- **Given request**
Write out exactly, please, every line from the beginning of the entries to the line holding "from matplotlib.lines import Line2D", and no pictures.

- **Material provided**
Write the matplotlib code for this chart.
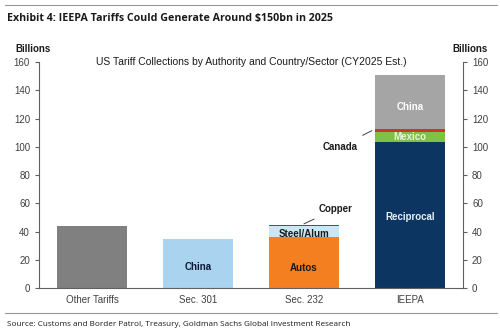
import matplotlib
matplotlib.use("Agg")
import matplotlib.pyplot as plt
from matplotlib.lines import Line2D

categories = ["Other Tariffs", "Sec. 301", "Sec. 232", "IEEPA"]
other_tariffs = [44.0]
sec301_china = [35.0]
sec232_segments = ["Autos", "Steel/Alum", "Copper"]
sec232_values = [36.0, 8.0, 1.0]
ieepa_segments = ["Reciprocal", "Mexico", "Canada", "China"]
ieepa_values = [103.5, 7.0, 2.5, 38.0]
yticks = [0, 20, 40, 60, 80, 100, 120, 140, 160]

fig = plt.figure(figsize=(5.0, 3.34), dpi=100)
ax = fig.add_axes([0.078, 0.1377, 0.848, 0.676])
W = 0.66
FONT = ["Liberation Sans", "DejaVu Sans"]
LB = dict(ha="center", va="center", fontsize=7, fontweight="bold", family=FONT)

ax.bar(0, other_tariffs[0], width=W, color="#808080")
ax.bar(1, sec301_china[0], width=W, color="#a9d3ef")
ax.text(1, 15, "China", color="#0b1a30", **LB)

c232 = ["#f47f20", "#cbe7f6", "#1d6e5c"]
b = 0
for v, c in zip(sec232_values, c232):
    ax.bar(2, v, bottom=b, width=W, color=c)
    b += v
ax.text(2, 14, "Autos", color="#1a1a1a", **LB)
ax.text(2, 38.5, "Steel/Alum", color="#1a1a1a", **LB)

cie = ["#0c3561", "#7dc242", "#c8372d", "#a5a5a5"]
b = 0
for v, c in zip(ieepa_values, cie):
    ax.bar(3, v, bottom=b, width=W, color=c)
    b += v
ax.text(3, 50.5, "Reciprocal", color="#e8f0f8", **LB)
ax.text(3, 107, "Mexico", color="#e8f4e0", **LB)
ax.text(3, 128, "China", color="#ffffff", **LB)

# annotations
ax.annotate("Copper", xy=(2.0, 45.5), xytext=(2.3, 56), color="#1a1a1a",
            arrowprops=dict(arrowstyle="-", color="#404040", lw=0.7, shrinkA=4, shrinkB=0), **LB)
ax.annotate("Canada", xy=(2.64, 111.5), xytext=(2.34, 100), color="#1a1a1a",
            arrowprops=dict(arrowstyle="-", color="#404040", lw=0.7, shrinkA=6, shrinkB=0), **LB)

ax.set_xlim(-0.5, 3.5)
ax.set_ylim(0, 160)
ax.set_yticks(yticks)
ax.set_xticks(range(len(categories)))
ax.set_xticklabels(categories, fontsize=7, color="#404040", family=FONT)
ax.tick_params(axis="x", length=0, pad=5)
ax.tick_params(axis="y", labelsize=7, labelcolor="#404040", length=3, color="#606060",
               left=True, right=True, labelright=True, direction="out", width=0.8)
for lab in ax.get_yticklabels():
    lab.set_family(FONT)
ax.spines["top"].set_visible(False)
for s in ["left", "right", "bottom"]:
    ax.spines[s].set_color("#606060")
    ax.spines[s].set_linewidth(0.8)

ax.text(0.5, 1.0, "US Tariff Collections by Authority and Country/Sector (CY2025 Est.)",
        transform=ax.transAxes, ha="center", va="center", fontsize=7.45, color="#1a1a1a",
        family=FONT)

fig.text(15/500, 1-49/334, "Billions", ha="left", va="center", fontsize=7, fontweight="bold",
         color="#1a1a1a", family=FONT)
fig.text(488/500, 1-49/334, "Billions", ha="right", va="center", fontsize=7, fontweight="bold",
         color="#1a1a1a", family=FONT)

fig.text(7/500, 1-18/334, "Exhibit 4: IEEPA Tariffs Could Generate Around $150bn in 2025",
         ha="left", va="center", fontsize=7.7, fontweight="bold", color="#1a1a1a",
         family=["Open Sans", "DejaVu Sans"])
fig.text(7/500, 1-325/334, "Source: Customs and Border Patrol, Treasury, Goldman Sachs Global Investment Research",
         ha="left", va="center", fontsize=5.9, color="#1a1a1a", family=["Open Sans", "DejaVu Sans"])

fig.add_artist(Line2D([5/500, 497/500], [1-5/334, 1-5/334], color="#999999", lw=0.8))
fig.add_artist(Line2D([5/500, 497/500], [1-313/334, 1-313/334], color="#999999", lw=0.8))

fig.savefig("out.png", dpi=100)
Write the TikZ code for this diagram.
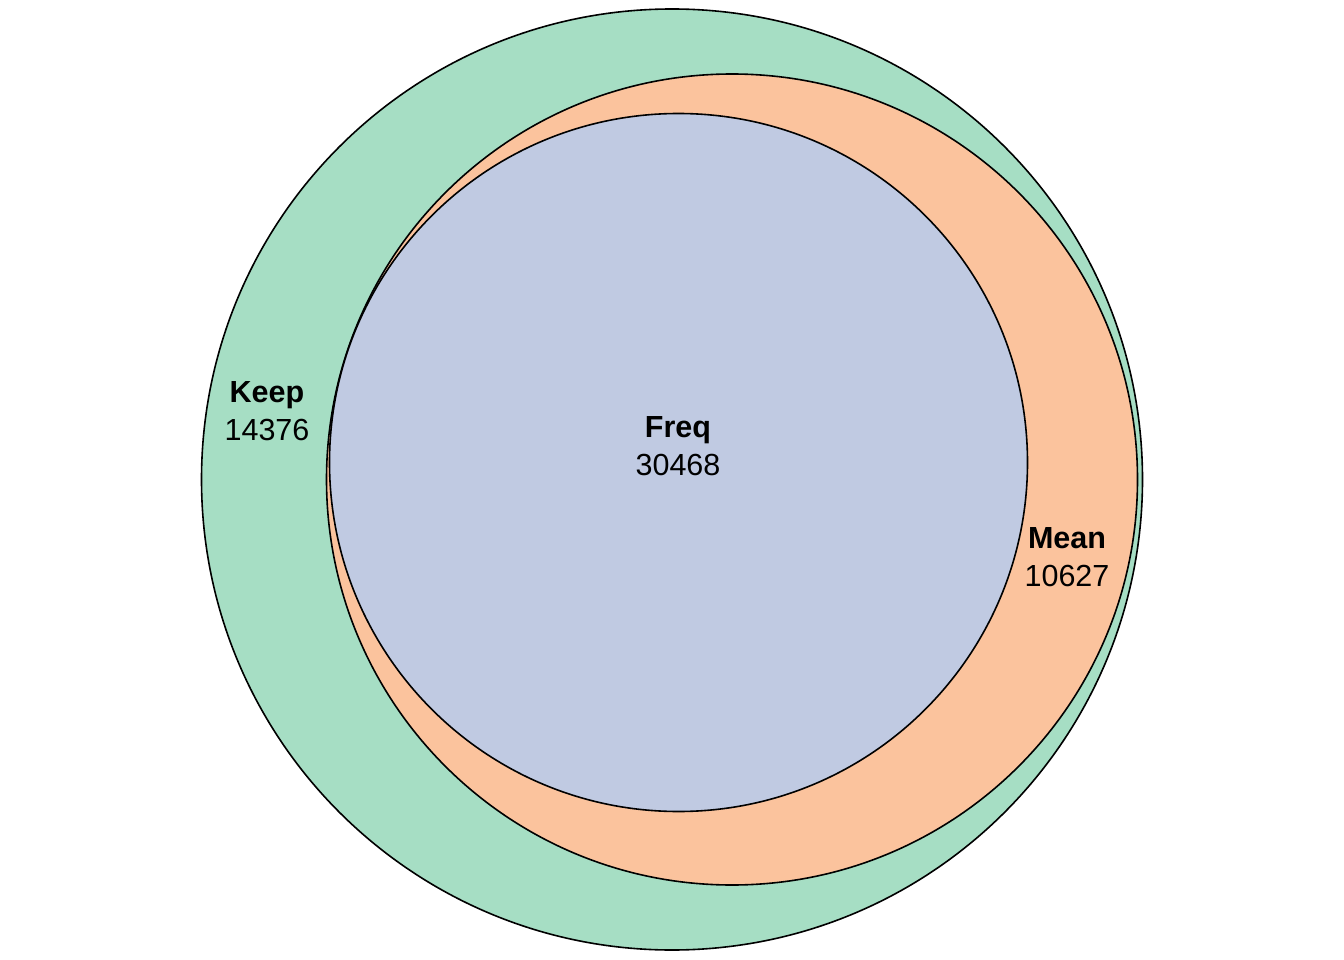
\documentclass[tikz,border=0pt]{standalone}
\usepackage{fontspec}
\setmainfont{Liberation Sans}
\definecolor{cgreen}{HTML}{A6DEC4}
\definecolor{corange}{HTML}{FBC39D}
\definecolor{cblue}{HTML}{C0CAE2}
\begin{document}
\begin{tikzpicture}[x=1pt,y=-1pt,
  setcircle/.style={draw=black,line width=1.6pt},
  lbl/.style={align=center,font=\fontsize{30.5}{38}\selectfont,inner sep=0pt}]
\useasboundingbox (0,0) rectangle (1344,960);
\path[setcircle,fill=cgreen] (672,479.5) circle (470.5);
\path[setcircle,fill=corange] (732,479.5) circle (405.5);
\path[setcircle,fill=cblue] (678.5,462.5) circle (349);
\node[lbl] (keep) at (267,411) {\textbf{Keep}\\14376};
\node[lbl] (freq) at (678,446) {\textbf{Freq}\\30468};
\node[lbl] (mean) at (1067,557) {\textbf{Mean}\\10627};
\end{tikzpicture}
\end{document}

- **Answer to this problem**
Write the matplotlib code for this chart.
import matplotlib
matplotlib.use("Agg")
import matplotlib.pyplot as plt
from matplotlib.lines import Line2D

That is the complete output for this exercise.